A strong reseller offer therefore ties recurring fees to measurable operating outcomes. Managed chart-of-accounts governance, monthly reporting pack support, workflow administration, audit preparation assistance, and integration monitoring are all examples of recurring services that finance leaders understand and budget for.
- Bundle ERP subscription with named support entitlements, not generic help desk language
- Offer post-go-live optimization retainers tied to reporting, automation, and entity expansion
- Create premium support tiers for finance teams with quarter-end and year-end dependency
- Price integration monitoring and workflow administration as recurring managed services
- Use multi-year agreements where implementation investment is amortized into account value
Operational scalability: the hidden constraint on reseller profitability
Many ERP partner businesses fail to achieve predictable revenue because they scale sales faster than delivery. In finance SaaS ERP channels, this problem is amplified by integration dependencies, data migration complexity, and stakeholder sensitivity around financial controls. A partner can close ten new accounts and still damage annual recurring revenue if onboarding capacity is weak.
Scalable operations require standardized implementation templates, role-based onboarding, documented escalation paths, and clear ownership between the SaaS vendor, ERP platform provider, and implementation partner. The more OEM or embedded the model becomes, the more important it is to define who owns product support, configuration support, and business process advisory.
A practical example is a treasury SaaS company embedding ERP workflows for accounts payable and entity-level reporting. If the company sells directly but relies on regional implementation partners, it needs a common delivery framework. Without one, each partner will scope differently, configure differently, and support differently, creating renewal risk across the installed base.
Partner onboarding and enablement for finance SaaS ERP growth
Enablement should be treated as revenue infrastructure, not partner marketing. Resellers and implementation partners need commercial training, solution positioning, demo environments, deployment playbooks, integration documentation, and support boundaries before they can produce consistent recurring revenue.
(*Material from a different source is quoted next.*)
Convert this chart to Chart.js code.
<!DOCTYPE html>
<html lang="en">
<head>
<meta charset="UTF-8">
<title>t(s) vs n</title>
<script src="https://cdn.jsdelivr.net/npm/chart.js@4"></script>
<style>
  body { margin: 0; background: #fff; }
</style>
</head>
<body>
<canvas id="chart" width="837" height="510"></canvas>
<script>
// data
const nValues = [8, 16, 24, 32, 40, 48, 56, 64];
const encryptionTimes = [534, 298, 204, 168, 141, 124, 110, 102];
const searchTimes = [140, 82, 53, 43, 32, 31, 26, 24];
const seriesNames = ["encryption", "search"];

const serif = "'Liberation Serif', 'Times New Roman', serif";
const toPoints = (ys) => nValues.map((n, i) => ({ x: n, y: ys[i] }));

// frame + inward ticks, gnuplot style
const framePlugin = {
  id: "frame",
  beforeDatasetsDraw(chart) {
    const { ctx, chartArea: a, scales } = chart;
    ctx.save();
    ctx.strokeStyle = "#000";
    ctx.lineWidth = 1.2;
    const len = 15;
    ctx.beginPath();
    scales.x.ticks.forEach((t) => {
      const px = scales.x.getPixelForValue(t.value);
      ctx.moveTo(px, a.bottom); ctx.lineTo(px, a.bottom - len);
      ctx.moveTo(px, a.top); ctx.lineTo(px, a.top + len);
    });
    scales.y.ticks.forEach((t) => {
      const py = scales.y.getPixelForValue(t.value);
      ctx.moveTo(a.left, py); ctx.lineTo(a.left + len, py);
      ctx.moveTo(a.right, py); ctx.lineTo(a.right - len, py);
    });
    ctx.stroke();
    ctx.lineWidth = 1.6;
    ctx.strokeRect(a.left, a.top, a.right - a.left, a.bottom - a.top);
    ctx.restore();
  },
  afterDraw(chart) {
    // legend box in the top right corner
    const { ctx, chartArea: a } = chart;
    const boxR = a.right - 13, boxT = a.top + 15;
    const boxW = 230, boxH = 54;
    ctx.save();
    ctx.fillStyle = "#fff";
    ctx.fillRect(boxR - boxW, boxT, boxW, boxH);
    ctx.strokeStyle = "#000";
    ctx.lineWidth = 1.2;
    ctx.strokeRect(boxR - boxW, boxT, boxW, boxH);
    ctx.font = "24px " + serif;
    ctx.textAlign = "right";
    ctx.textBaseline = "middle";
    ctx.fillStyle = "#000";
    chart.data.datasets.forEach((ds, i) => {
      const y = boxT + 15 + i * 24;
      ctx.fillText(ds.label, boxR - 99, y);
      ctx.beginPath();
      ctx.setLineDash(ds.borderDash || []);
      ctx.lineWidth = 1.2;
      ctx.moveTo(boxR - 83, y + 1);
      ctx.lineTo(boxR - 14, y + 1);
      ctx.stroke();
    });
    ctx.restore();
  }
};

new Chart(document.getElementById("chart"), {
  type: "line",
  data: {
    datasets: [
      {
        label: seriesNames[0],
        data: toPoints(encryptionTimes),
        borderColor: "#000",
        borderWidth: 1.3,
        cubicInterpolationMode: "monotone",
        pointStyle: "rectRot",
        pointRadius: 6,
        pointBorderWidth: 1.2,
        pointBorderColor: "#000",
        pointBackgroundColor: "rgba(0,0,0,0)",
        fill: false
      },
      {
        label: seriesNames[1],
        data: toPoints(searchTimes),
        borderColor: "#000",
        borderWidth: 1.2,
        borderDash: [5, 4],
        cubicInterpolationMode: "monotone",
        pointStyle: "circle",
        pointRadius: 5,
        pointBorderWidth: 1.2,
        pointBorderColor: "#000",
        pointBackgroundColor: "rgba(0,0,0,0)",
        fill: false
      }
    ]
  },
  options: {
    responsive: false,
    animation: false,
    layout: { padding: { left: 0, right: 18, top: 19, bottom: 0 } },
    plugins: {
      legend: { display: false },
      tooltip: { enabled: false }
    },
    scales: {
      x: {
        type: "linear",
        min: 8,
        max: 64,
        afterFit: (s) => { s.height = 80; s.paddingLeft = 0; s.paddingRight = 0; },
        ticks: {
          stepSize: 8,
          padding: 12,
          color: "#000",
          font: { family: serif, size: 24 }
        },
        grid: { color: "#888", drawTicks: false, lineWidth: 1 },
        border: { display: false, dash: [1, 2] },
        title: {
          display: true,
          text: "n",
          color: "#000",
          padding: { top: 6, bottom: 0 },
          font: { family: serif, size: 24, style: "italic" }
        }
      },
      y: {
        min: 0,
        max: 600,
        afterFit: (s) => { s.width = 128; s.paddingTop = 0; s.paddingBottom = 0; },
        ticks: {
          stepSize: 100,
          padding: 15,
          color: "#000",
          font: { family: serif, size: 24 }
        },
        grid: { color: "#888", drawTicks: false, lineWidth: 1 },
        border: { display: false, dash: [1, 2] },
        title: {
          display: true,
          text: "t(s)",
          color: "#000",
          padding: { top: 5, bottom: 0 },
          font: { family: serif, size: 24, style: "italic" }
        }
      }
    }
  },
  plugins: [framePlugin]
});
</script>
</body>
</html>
The most effective partner programs certify around use cases rather than product features alone. A finance SaaS ERP partner should be enabled to sell and deliver scenarios such as multi-entity consolidation, AP workflow automation, subscription revenue recognition, project accounting, or procurement control. This aligns channel execution with buyer outcomes.
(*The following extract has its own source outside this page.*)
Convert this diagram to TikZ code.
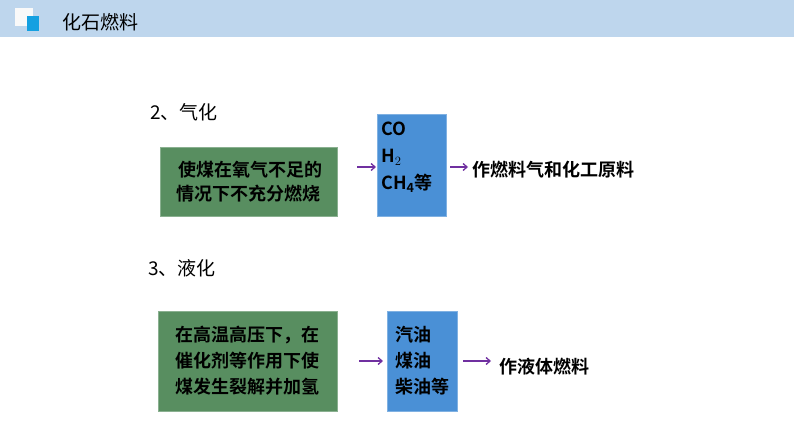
\documentclass[tikz,border=0pt]{standalone}
\usetikzlibrary{arrows.meta}
\usepackage{fontspec}
\newfontfamily\cjk{Noto Sans CJK SC}
\newfontfamily\cjkb{Noto Sans CJK SC Bold}
\definecolor{band}{RGB}{190,214,237}
\definecolor{gbox}{RGB}{88,142,96}
\definecolor{bbox}{RGB}{74,144,214}
\definecolor{arr}{RGB}{112,48,160}
\definecolor{icon}{RGB}{20,160,225}
\begin{document}
\begin{tikzpicture}[x=1pt,y=-1pt,
  txt/.style={font=\cjkb\fontsize{18}{24}\selectfont,inner sep=0,align=left},
  gb/.style={fill=gbox,draw=gbox!70!white,line width=0.6pt},
  bb/.style={fill=bbox,draw=bbox!70!white,line width=0.6pt},
  ar/.style={draw=arr,line width=1.3pt,-{Straight Barb[length=4pt,width=7pt]}}]
\useasboundingbox (0,0) rectangle (794,447);
\fill[band] (0,0) rectangle (794,37);
\fill[white!95!gray] (15,8) rectangle (33,26);
\fill[icon] (27,16) rectangle (39,31);
\node[anchor=west,font=\cjk\fontsize{19}{22}\selectfont,inner sep=0] (title) at (62,22) {化石燃料};
\node[anchor=west,font=\cjk\fontsize{19}{22}\selectfont,inner sep=0] (l2) at (150,112) {2、气化};
\node[anchor=west,font=\cjk\fontsize{19}{22}\selectfont,inner sep=0] (l3) at (148,268) {3、液化};
% row 1
\path[gb] (160,147) rectangle (337,216);
\node[txt,align=center] (g1) at (248.5,181.5) {\,使煤在氧气不足的\\情况下不充分燃烧};
\path[bb] (377,114) rectangle (446,216);
\node[txt,anchor=north west,align=left] (b1) at (381,122) {CO\\[3pt]H$_{\mathrm{2}}$\\[3pt]CH\textsubscript{4}等};
\coordinate (a1s) at (357,167); \coordinate (a1e) at (376,167);
\draw[ar] (a1s) -- (a1e);
\coordinate (a2s) at (450,167); \coordinate (a2e) at (468,167);
\draw[ar] (a2s) -- (a2e);
\node[txt,anchor=west] (t1) at (472,170) {作燃料气和化工原料};
% row 2
\path[gb] (158,311) rectangle (337,411);
\node[txt,align=center] (g2) at (247.5,361) {在高温高压下，在\\[2pt]催化剂等作用下使\\[2pt]煤发生裂解并加氢};
\path[bb] (387,311) rectangle (457,411);
\node[txt,anchor=center] (b2) at (422,361) {汽油\\[2pt]煤油\\[2pt]柴油等};
\coordinate (a3s) at (359,361); \coordinate (a3e) at (383,361);
\draw[ar] (a3s) -- (a3e);
\coordinate (a4s) at (463,361); \coordinate (a4e) at (491,361);
\draw[ar] (a4s) -- (a4e);
\node[txt,anchor=west] (t2) at (499,367) {作液体燃料};
\end{tikzpicture}
\end{document}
- Create partner tiers based on delivery capability, not only sales volume
- Require implementation readiness before granting advanced white-label or OEM rights
- Provide packaged statements of work for common finance deployment scenarios
- Track partner health using time-to-go-live, support ticket volume, and renewal rates
- Use shared success plans for strategic accounts involving multiple ecosystem participants
White-label ERP strategy for finance SaaS brands
White-label ERP is especially relevant for finance SaaS companies that already own a trusted niche, such as expense management, AP automation, FP&A, treasury, or revenue operations. These firms often have strong brand equity with finance leaders but lack the full transactional backbone customers eventually need. White-labeling allows them to extend account value without forcing customers into a fragmented vendor experience.
The strategic advantage is commercial continuity. The customer buys from the brand they already know, receives a more unified roadmap, and is less likely to re-evaluate the stack during expansion. For the partner, white-label ERP can improve gross retention, increase average revenue per account, and reduce dependence on one-time implementation revenue.
However, white-label success requires disciplined governance. Pricing architecture, support SLAs, release communication, data ownership, and escalation rules must be contractually clear. If the white-label partner promises a seamless platform but operationally behaves like a loose reseller, customer trust erodes quickly.
OEM and embedded ERP recommendations for long-term platform value
OEM ERP and embedded ERP strategies make sense when the finance SaaS company wants ERP capability to feel native rather than adjacent. This is common when the SaaS product already owns a high-frequency workflow and ERP functionality can deepen process control. Embedded ERP can improve user adoption because customers stay inside one interface for approvals, reporting, and transaction management.
From a revenue perspective, OEM and embedded models can create stronger retention than standalone resale because the ERP capability becomes part of the customer's daily operating environment. They also support differentiated packaging. A SaaS company can create industry-specific finance suites for professional services, multi-location retail, healthcare groups, or franchise operations without exposing the underlying ERP vendor in every sales cycle.
The tradeoff is complexity. Product integration, roadmap coordination, support orchestration, and compliance accountability all increase. Executive teams should only pursue OEM or embedded ERP when they are prepared to invest in product management, partner operations, and customer success at platform scale.
Executive recommendations for building a predictable finance SaaS ERP channel
Leaders should begin by defining the target revenue mix. If more than half of projected channel revenue still depends on one-time implementation projects, predictability will remain limited. The goal should be to increase the share of recurring software, managed services, and optimization retainers over time.
Second, align go-to-market promises with delivery capacity. A finance SaaS company moving into white-label ERP or OEM distribution should not scale partner recruitment faster than it can certify, support, and govern those partners. Channel sprawl creates inconsistent customer outcomes and weakens renewal economics.
Third, build account expansion into the operating model. Predictable revenue improves when the initial deployment is intentionally scoped as phase one of a broader finance systems roadmap. Entity growth, additional modules, workflow automation, analytics, and managed support should all be planned as structured expansion paths rather than opportunistic upsells.
Conclusion
Finance SaaS ERP reseller strategies produce predictable revenue when they are designed as operating systems, not just sales motions. The winning model blends recurring software economics with implementation discipline, managed services, partner enablement, and clear ownership across the ecosystem.
For finance SaaS companies, agencies, consultants, and ERP implementation partners, the opportunity is significant. White-label ERP can extend brand value, OEM and embedded ERP can create deeper platform retention, and a well-governed partner ecosystem can turn finance workflow expertise into durable recurring revenue.